From a pure filmmaking point of view, the amount of design effort that goes into this film is breath-taking. The investment of time and money in this one shot alone – remember, this tank and the full-size navigator never appears again after this – is staggering. Again and again as the film unfolds before our eyes, relationships and allegiances are established through colour and texture: not with the brutal simplicity of Star Wars with the monochrome empire versus the earth-tones rebels, but with shades and materials. Here the matt black of the Emperor trimmed with the gold that reflects his throne room is contrasted with the slick, glossy wetness of the guild. There’s a very visceral, tactile sense to this film; the grittiness of the sand, the oiliness of the Harkonnen. And alongside this there’s the same use of single images to try and advance the story and our understanding: whether it be the repeated ripples of Paul’s dream, Baron Harkonnen washing the blood of his victim off his diseased face with oil or the orange palette of the desert battling with the greens and blues of civilisation before the balancing at the end: Lynch’s dream logic pulls us further and deeper with every shot.

Does Dune make narrative sense? Is it coherent? No. But it is an entirely realised world and it does make sense within the bounds of that world.
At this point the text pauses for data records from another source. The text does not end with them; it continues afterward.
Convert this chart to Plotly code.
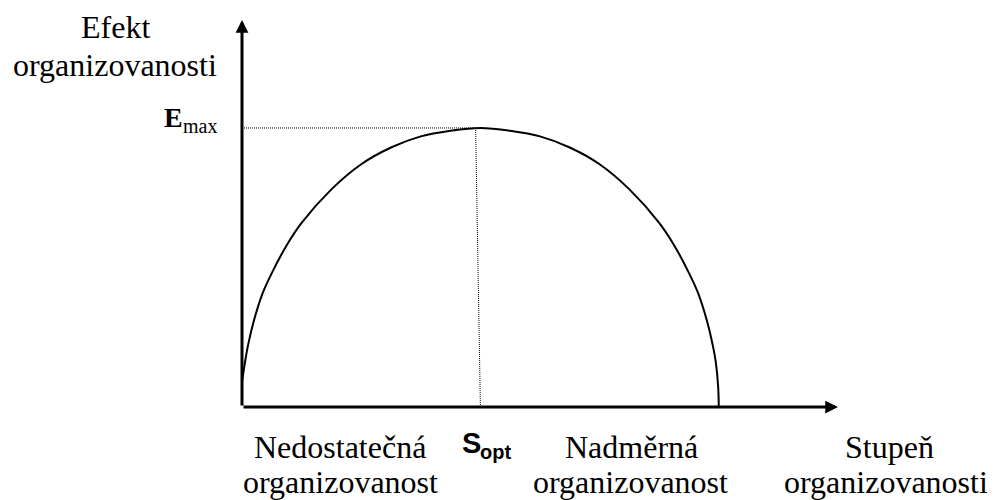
import plotly.graph_objects as go

# Curve (x = stupeň organizovanosti, y = efekt)
stupen = [0, 0.05, 0.1, 0.2, 0.35, 0.5, 0.75, 1, 1.5, 2, 2.5, 3, 3.5, 4,
          4.5, 5, 5.5, 6, 6.5, 7, 7.25, 7.5, 7.65, 7.8, 7.9, 7.95, 7.99, 8]
efekt = [0.9, 1.6, 2.2, 3.1, 4.1, 4.8, 5.8, 6.6, 7.8, 8.7, 9.3, 9.7, 9.9, 10,
         9.9, 9.7, 9.3, 8.7, 7.8, 6.6, 5.8, 4.8, 4.1, 3.1, 2.2, 1.6, 0.7, 0]

s_opt_top = 3.92
s_opt_bottom = 4.0
e_max = 10
x_end = 10
y_end = 13.87

SERIF = "Liberation Serif"
SANS = "Liberation Sans"

# page offset (body margin) and figure margins
OFF = 8
W, H = 995, 500
ml, mr, mt, mb = 242 - OFF, 995 - (838 - OFF), 20 - OFF, 500 - (407 - OFF)
pw, ph = W - ml - mr, H - mt - mb


def px(x):
    return (x - OFF - ml) / pw


def py(y):
    return (H - mb - (y - OFF)) / ph


fig = go.Figure()

dot = dict(color="black", width=1, dash="1px,1px")
fig.add_trace(go.Scatter(x=[0, s_opt_top], y=[e_max, e_max], mode="lines",
                         line=dot, hoverinfo="skip", showlegend=False))
fig.add_trace(go.Scatter(x=[s_opt_top, s_opt_bottom], y=[e_max, 0], mode="lines",
                         line=dot, hoverinfo="skip", showlegend=False))
fig.add_trace(go.Scatter(x=stupen, y=efekt, mode="lines",
                         line=dict(color="black", width=2, shape="spline", smoothing=0.8),
                         hoverinfo="skip", showlegend=False, cliponaxis=False))

ann = []
ann.append(dict(x=x_end, y=0, ax=0, ay=0, xref="x", yref="y", axref="x", ayref="y",
                text="", showarrow=True, arrowhead=2, arrowwidth=3, arrowsize=0.85,
                arrowcolor="black"))
ann.append(dict(x=0, y=y_end, ax=0, ay=0, xref="x", yref="y", axref="x", ayref="y",
                text="", showarrow=True, arrowhead=2, arrowwidth=3, arrowsize=0.85,
                arrowcolor="black"))

FS = 32


def text(t, cx, base, size=FS, family=SERIF, anchor="center"):
    ann.append(dict(x=px(cx), y=py(base - 0.32 * size), xref="paper", yref="paper",
                    text=t, showarrow=False, xanchor=anchor, yanchor="middle",
                    borderpad=0,
                    font=dict(family=family, size=size, color="black")))


# y axis title
text("Efekt", 115, 37)
text("organizovanosti", 115.5, 75)

# bottom labels
text("Nedostatečná", 339.5, 457)
text("organizovanost", 340, 492)
text("Nadměrná", 631.5, 457)
text("organizovanost", 630.5, 492)
text("Stupeň", 889, 457)
text("organizovanosti", 886, 492)

# E_max
text("<b>E</b>", 163, 126, size=28, anchor="left")
text("max", 182, 132, size=20, anchor="left")

# S_opt
text("<b>S</b>", 461, 452, size=29, family=SANS, anchor="left")
text("<b>opt</b>", 479, 458, size=20, family=SANS, anchor="left")

fig.update_layout(
    width=W, height=H,
    margin=dict(l=ml, r=mr, t=mt, b=mb),
    paper_bgcolor="white", plot_bgcolor="white",
    font=dict(family=SERIF),
    xaxis=dict(range=[0, x_end], visible=False, fixedrange=True),
    yaxis=dict(range=[0, y_end], visible=False, fixedrange=True),
    annotations=ann,
    showlegend=False,
)

fig.write_html("out.html", config={"displayModeBar": False})
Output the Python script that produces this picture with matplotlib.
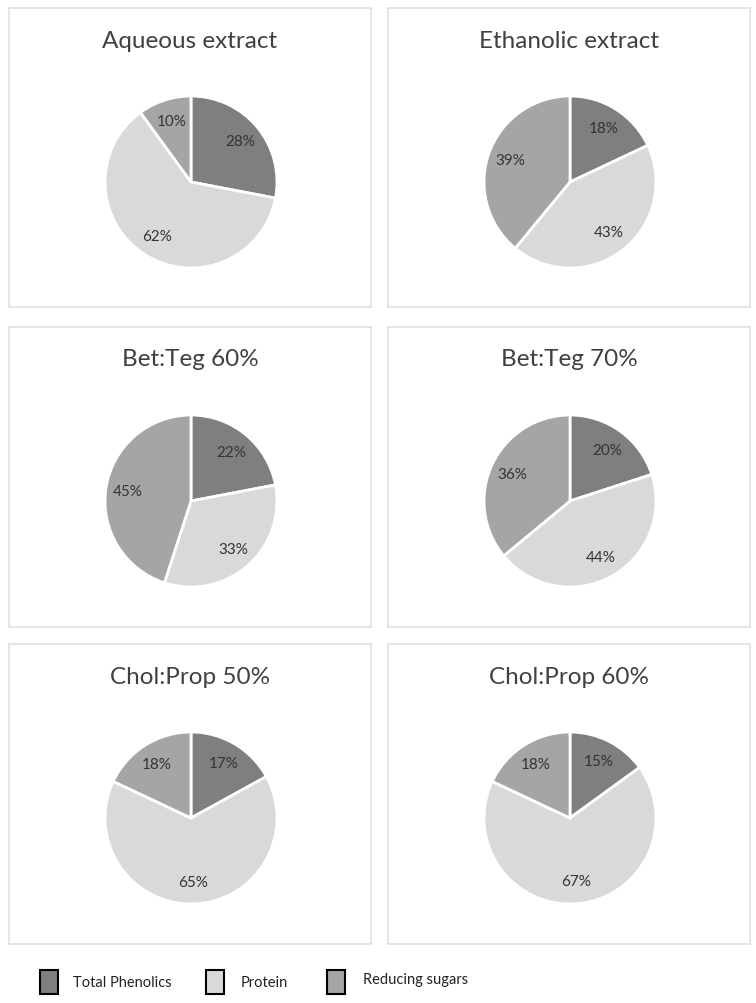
import matplotlib.pyplot as plt
from matplotlib.patches import Rectangle

# data
components = ['Total Phenolics', 'Protein', 'Reducing sugars']
titles = ['Aqueous extract', 'Ethanolic extract',
          'Bet:Teg 60%', 'Bet:Teg 70%',
          'Chol:Prop 50%', 'Chol:Prop 60%']
aqueous = [28, 62, 10]
ethanolic = [18, 43, 39]
betteg60 = [22, 33, 45]
betteg70 = [20, 44, 36]
cholprop50 = [17, 65, 18]
cholprop60 = [15, 67, 18]
shares = [aqueous, ethanolic, betteg60, betteg70, cholprop50, cholprop60]

colors = ['#7f7f7f', '#d9d9d9', '#a5a5a5']

plt.rcParams['font.family'] = ['Lato', 'DejaVu Sans']

W, H = 756, 1004
fig = plt.figure(figsize=(W / 100, H / 100), dpi=100)

# panel boxes in pixels (left, top, right, bottom)
cols = [(9, 371), (388, 750)]
rows = [(9, 308), (328, 628), (645, 945)]
R = 86


def add_panel(i, values, title):
    x0, x1 = cols[i % 2]
    y0, y1 = rows[i // 2]
    w, h = x1 - x0, y1 - y0
    ax = fig.add_axes([x0 / W, 1 - y1 / H, w / W, h / H])
    ax.pie(values, colors=colors, startangle=90, counterclock=False,
           center=(w / 2 + 1, h - 174), radius=R, frame=True,
           autopct='%d%%', pctdistance=0.74,
           wedgeprops=dict(edgecolor='white', linewidth=2),
           textprops=dict(color='#333333', fontsize=11))
    ax.set_xlim(0, w)
    ax.set_ylim(0, h)
    ax.set_aspect('auto')
    ax.set_xticks([])
    ax.set_yticks([])
    for s in ax.spines.values():
        s.set_color('#e0e0e0')
        s.set_linewidth(1.2)
    ax.text(w / 2, h - 32, title, ha='center', va='center',
            fontsize=17.5, color='#404040')


for i in range(6):
    add_panel(i, shares[i], titles[i])

# legend drawn along the bottom
leg_boxes = [(40, 971), (206, 971), (327, 971)]
leg_text_x = [73, 241, 363]
leg_text_y = [983, 983, 980]
for (bx, by), tx, ty, c, name in zip(leg_boxes, leg_text_x, leg_text_y,
                                     colors, components):
    fig.patches.append(Rectangle((bx / W, 1 - (by + 24) / H), 18 / W, 24 / H,
                                 facecolor=c, edgecolor='black', linewidth=1.5,
                                 transform=fig.transFigure, figure=fig))
    fig.text(tx / W, 1 - ty / H, name, ha='left', va='center',
             fontsize=10.5, color='#222222')

fig.savefig('out.png', dpi=100, facecolor='white')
And every step of the way there will be single images that will stay with you for a long, long time; afterimages burned into the retina of your mind’s eye.

And that’s a win, isn’t it?

 

* the magnificent Jose Ferrer who later on earns his place in the Pulp Hall of Fame with his gonzo delivery of the line: “This is genocide – the deliberate and systematic destruction of all life on Arrakis!” This film is ripe with glorious, operatic performances.